Willy Waller's Ice Cream Factory: This ice cream place was by the port. I ordered a plain Cornish clotted cream ice cream in a cone. Generally, Cornish cream can stand on its own, but I actually found this ice cream lacking. It didn't have that full-flavoured, creamy sweetness that I usually expect from Cornish cream. It barely had a flavour at all. I was pretty disappointed, especially since the ice cream is meant to be homemade with Cornish cream. However, Grant got a chocolate nut sundae, which he rated as slightly above average, thanks to the addition of clotted cream on top (replacing the whipped cream you might get in North America). I had had Cornish clotted cream ice cream when I was living in Slough by Kelly's of Cornwall and it was amazing. If you are in Cornwall, you could look out for any kind of takeaway place selling Kelly's - or grab a tub from a local Tesco. Honestly, Kelly's is delicious. Anyway, I'll give you links to both Willy Waller's and Kelly's, in case you want to taste for yourself:

Willy Waller's - http://www.willywallers.co.uk/
Kelly's - http://www.kellysofcornwall.co.uk/

Where to stay

Easy PZ Backpackers: This was definitely one of the best hostels I've been to. It was inside a house and the bedrooms were cosy with lockers for each bed. I enjoyed it there mainly due the homey atmosphere permeating the hostel. This is thanks to the lovely interior decorating as well as the friendliness of the staff. There is also a well-organised kitchen with breakfast foods free for eating in the morning. And finally, the location and the price are both great. A very short walk from the train station and centre of town and not too far from the beach and Saint Michael's Mount. The price was £20 per person per night. (http://www.easypz.info/)





That's all for now...It seems like this post is almost as much about the things I didn't get a chance to do as it is about the things I did. As I said at the beginning, I would have loved to stay at least for a week, but it is what it is.
Anyway, next time - Wales! xox

Wednesday, August 12, 2015

Oxford

I was living pretty close to Oxford and visited twice over the past year. It's a really beautiful town, definitely worth the visit.

University of Oxford building
Of course, it is known worldwide because of the University of Oxford which is the oldest English university. Actually, the city began life in 900 AD as a place to cross the river with oxen, which is where the name comes from (Ford of the oxen - a ford being a shallow part of the river that can be crossed by foot).

The Oxford Castle was built in 1066 by William the Conqueror.

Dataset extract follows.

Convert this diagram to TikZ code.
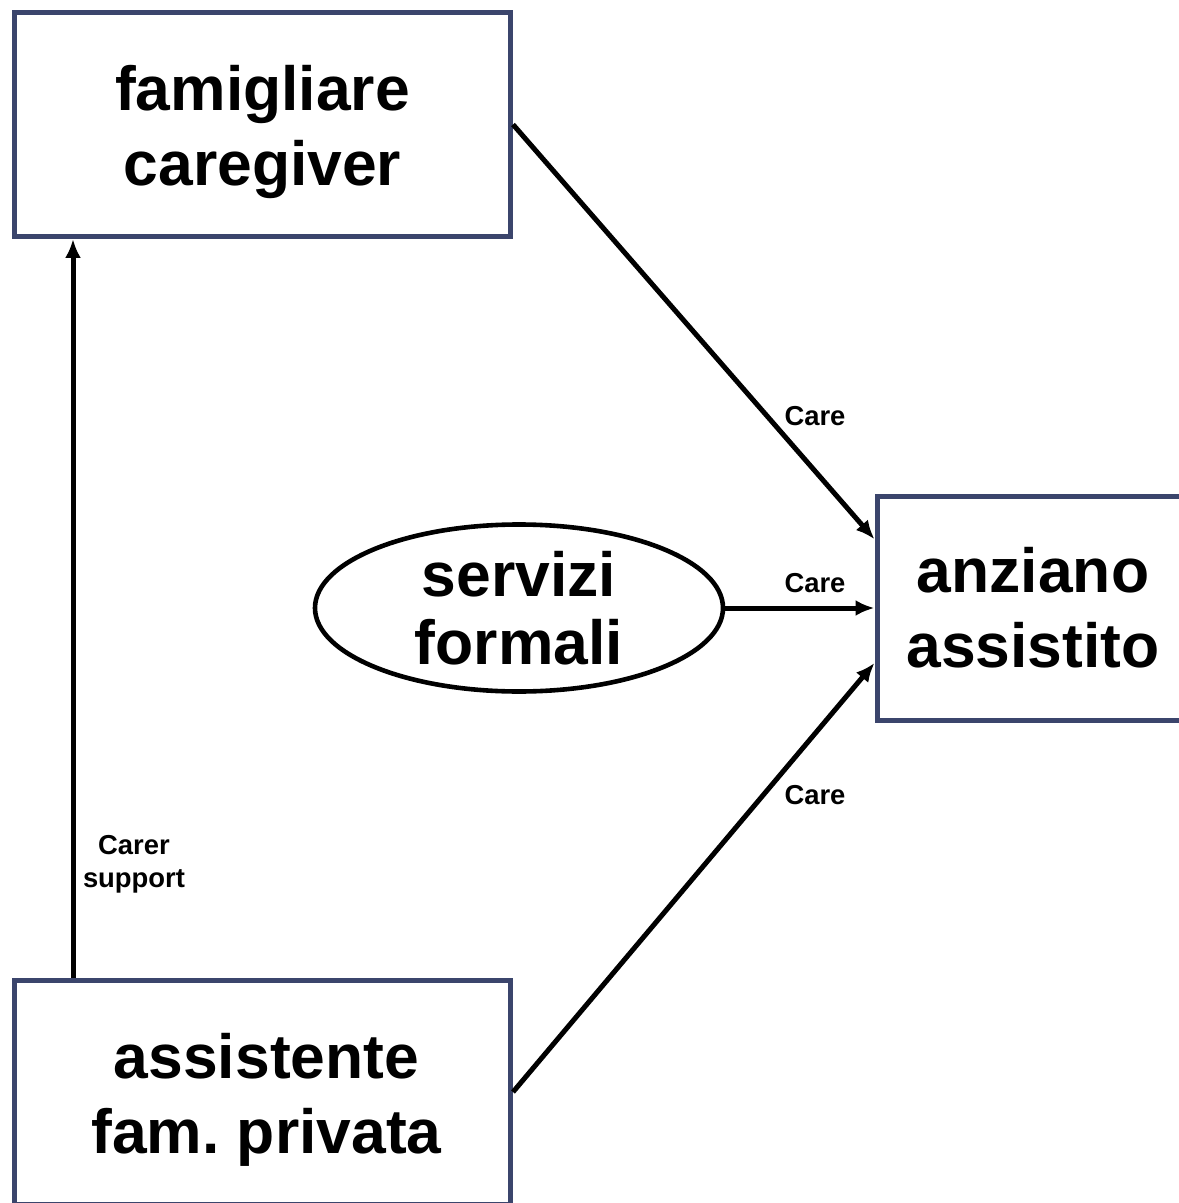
\documentclass[tikz,border=0pt]{standalone}
\usepackage{fontspec}
\setmainfont{Liberation Sans}
\usetikzlibrary{shapes.geometric,arrows.meta,calc}
\frenchspacing
\definecolor{boxline}{RGB}{59,69,108}
\tikzset{
  actor/.style={draw=boxline,line width=2.5pt,rectangle,minimum width=248pt,minimum height=112pt,inner sep=0pt,align=center,font=\bfseries\fontsize{31.2}{37.5}\selectfont},
  svc/.style={draw=black,line width=2.3pt,ellipse,minimum width=204pt,minimum height=83.5pt,inner sep=0pt,align=center,font=\bfseries\fontsize{31.2}{34}\selectfont},
  flow/.style={line width=2.5pt,-{Latex[length=9.5pt,width=8pt]}},
  lab/.style={font=\bfseries\fontsize{13.7}{16.5}\selectfont,align=center,inner sep=0pt},
}
\newcommand{\lowstrut}{\rule{0pt}{30pt}}
\begin{document}
\begin{tikzpicture}[x=0.5pt,y=-0.5pt]
  \useasboundingbox (0,0) rectangle (1178,1203);
  \node[actor] (fam) at (262.5,124.5) {\lowstrut famigliare\\caregiver};
  \node[actor,minimum width=156pt] (anz) at (1033,608) {anziano\\assistito};
  \node[actor] (ass) at (262.5,1092) {\lowstrut\hspace{4pt}assistente\\\hspace{4pt}fam. privata};
  \node[svc] (srv) at (519,608) {servizi\\formali};
  \coordinate (anzA) at ($(anz.north west)!0.2!(anz.south west)$);
  \coordinate (anzC) at ($(anz.north west)!0.74!(anz.south west)$);
  \coordinate (assUp) at ($(ass.north west)+(61,0)$);
  \coordinate (famDn) at ($(fam.south west)+(61,0)$);
  \draw[flow] (fam.east) -- (anzA);
  \draw[flow] (srv.east) -- (anz.west);
  \draw[flow] (ass.east) -- (anzC);
  \draw[flow] (assUp) -- (famDn);
  \node[lab] (care1) at (815,416) {Care};
  \node[lab] (care2) at (815,583) {Care};
  \node[lab] (care3) at (815,795) {Care};
  \node[lab] (csup) at (134,864) {Carer\\support};
\end{tikzpicture}
\end{document}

It was another motte and bailey castle (basically a fortification on a bit of raised earth called a motte surrounded by an enclosed courtyard called a bailey). He seems to have built a lot of this type of castle. In fact, a quick google search of motte and bailey castles informs me that the Normans actually introduced this kind of castle to England and built about 1000 of them. Before I accidentally stumbled upon this castle after a walk along the river, I didn't really even know there was a castle in Oxford city - I think the University is more well-known. To be honest, I didn't find the castle that impressive and it didn't draw me inside. I would say that if you only have one day to spend in Oxford, stick around the university - in my opinion the castle may not be worth a visit, especially if you are going to see or have seen other castles around England. I didn't go inside, so I don't really have anything to tell you about that.

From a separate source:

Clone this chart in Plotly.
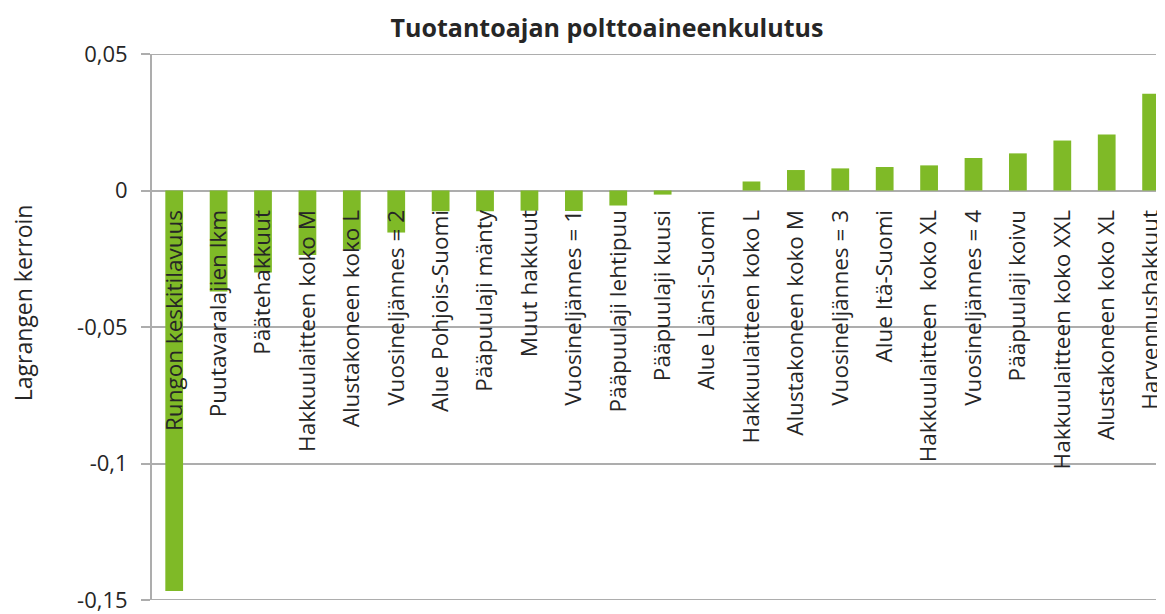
import plotly.graph_objects as go

categories = [
    "Rungon keskitilavuus", "Puutavaralajien lkm", "Päätehakkuut", "Hakkuulaitteen koko M",
    "Alustakoneen koko L", "Vuosineljännes = 2", "Alue Pohjois-Suomi", "Pääpuulaji mänty",
    "Muut hakkuut", "Vuosineljännes = 1", "Pääpuulaji lehtipuu", "Pääpuulaji kuusi",
    "Alue Länsi-Suomi", "Hakkuulaitteen koko L", "Alustakoneen koko M", "Vuosineljännes = 3",
    "Alue Itä-Suomi", "Hakkuulaitteen  koko XL", "Vuosineljännes = 4", "Pääpuulaji koivu",
    "Hakkuulaitteen koko XXL", "Alustakoneen koko XL", "Harvennushakkuut",
]
values = [
    -0.1467, -0.0370, -0.0300, -0.0236, -0.0216, -0.0154, -0.0076, -0.0076,
    -0.0074, -0.0075, -0.0055, -0.0015, 0.0, 0.0033, 0.0075, 0.0081,
    0.0086, 0.0092, 0.0119, 0.0136, 0.0183, 0.0205, 0.0354,
]
y_tickvals = [-0.15, -0.1, -0.05, 0, 0.05]
y_ticktext = ["-0,15", "-0,1", "-0,05", "0", "0,05"]

GREEN = "#7FBA27"
GRID = "#ADADAD"
TXT = "#262626"
FONT = "Open Sans"

# page body has an 8px offset; layout values compensate for it
L, T, W, H = 144, 46, 1165, 614
B = H - 596
R = 8

fig = go.Figure(go.Bar(x=categories, y=values, marker=dict(color=GREEN, line=dict(width=0)),
                       width=0.4, hoverinfo="x+y"))

fig.update_layout(
    width=W, height=H,
    margin=dict(l=L, r=R, t=T, b=B),
    paper_bgcolor="white", plot_bgcolor="white",
    font=dict(family=FONT, color=TXT, size=20),
    showlegend=False,
    title=dict(text="<b>Tuotantoajan polttoaineenkulutus</b>", x=599/W, xref="container",
               xanchor="center", y=1-20/H, yref="container", yanchor="middle",
               font=dict(family=FONT, size=25, color=TXT)),
    xaxis=dict(
        type="category", range=[-0.5, 22.11],
        anchor="free", position=0.75,
        showline=False, showgrid=False, zeroline=False, ticks="",
        tickangle=-90, tickfont=dict(family=FONT, size=22.5, color=TXT),
        ticklabelstandoff=14, layer="above traces",
    ),
    yaxis=dict(
        range=[-0.15, 0.05], tickvals=y_tickvals, ticktext=y_ticktext,
        showgrid=True, gridcolor=GRID, gridwidth=1.5,
        zeroline=True, zerolinecolor=GRID, zerolinewidth=2,
        showline=True, linecolor=GRID, linewidth=2,
        ticks="outside", ticklen=9, tickcolor=GRID, tickwidth=1.5,
        ticklabelstandoff=9,
        tickfont=dict(family=FONT, size=22, color=TXT),
    ),
    annotations=[
        dict(text="Lagrangen kerroin", xref="paper", yref="paper", x=0, xshift=-(L - 15),
             y=(596 - 297) / (596 - T), textangle=-90, showarrow=False,
             xanchor="center", yanchor="middle", font=dict(family=FONT, size=23, color=TXT)),
    ],
    shapes=[
        dict(type="line", xref="paper", yref="y", x0=0, x1=1, y0=-0.15, y1=-0.15,
             line=dict(color=GRID, width=2), layer="below"),
        dict(type="line", xref="paper", yref="y", x0=0, x1=1, y0=0.05, y1=0.05,
             line=dict(color=GRID, width=2), layer="below"),
    ],
)

fig.write_html("out.html")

The University of Oxford first began shaping up in the 12th century, though there was already a history of formal education from around the time that the castle was built. There doesn't seem to be a formal date of foundation. In 1209, there were disputes between the townsfolk and the students and some of the academics at Oxford left. They ended up founding the University of Cambridge, England's other old, world-renowned University. These two universities petitioned the King in 1333 and no new universities were allowed to be built anywhere in England from this time until 1820, thus these two universities remained the only two in England until this time.

The Radcliffe Camera
One of the most well-recognised buildings often photographed in Oxford is the Radcliffe Camera. It was originally the Radcliffe Library and housed books, but the books were moved in 1861. It became a reading room rather than a library and this is when it became known as the Radcliffe Camera.

View of university buildings from Saint Mary's, courtesy of Cindy Song
Quick tip: for the best view of the Radcliffe Camera, and indeed the whole city of Oxford, climb up the tower in Saint Mary's Church. The church is located directly opposite the Radcliffe Camera.

There are also many museums and galleries operated by the university, open to the public. I didn't get a chance to visit them, but apparently the world's oldest museum is located in Oxford and is called the Ashmolean Museum (http://www.ashmolean.org/).

If you have a bit of time, I would recommend just taking a walk around. Oxford is a very picturesque city and you can find some nice walking routes with pretty views. Take a look here for some suggestions of walking routes through Oxford.

Good food in Oxford:

Yeti Nepalese: A small Nepalese restaurant, but definitely one of my favourites. It is a little outside the centre of town, but I made the trek out there both times I visited - it is that good! You could take a bus or go for a little walk out there. I recommend the Poleko Paneer Mix. The fried paneer cheese is perfect. The restaurant is only open 5:30-11. Visit the website for more info: http://www.yetinepalese.co.uk/

The Head of the River: This is a pub right on the river. It is definitely a beautiful spot to sit and have a drink, but it is on the expensive side. At the time we were there, the service was extremely slow and there was constantly a long line for drinks. We ordered some fries and had to go back twice to ask if it was coming. Despite that, if you can find a spot to sit out on the patio, it is a very nice view. (http://www.headoftheriveroxford.co.uk/)

That's all for now! xox

P.S. Unfortunately I seem to have deleted the photos from my first trip to Oxford. I had taken a lot more photos the first time around, especially from Saint Mary's Church. Thanks to Cindy Song for the contribution of the last photo!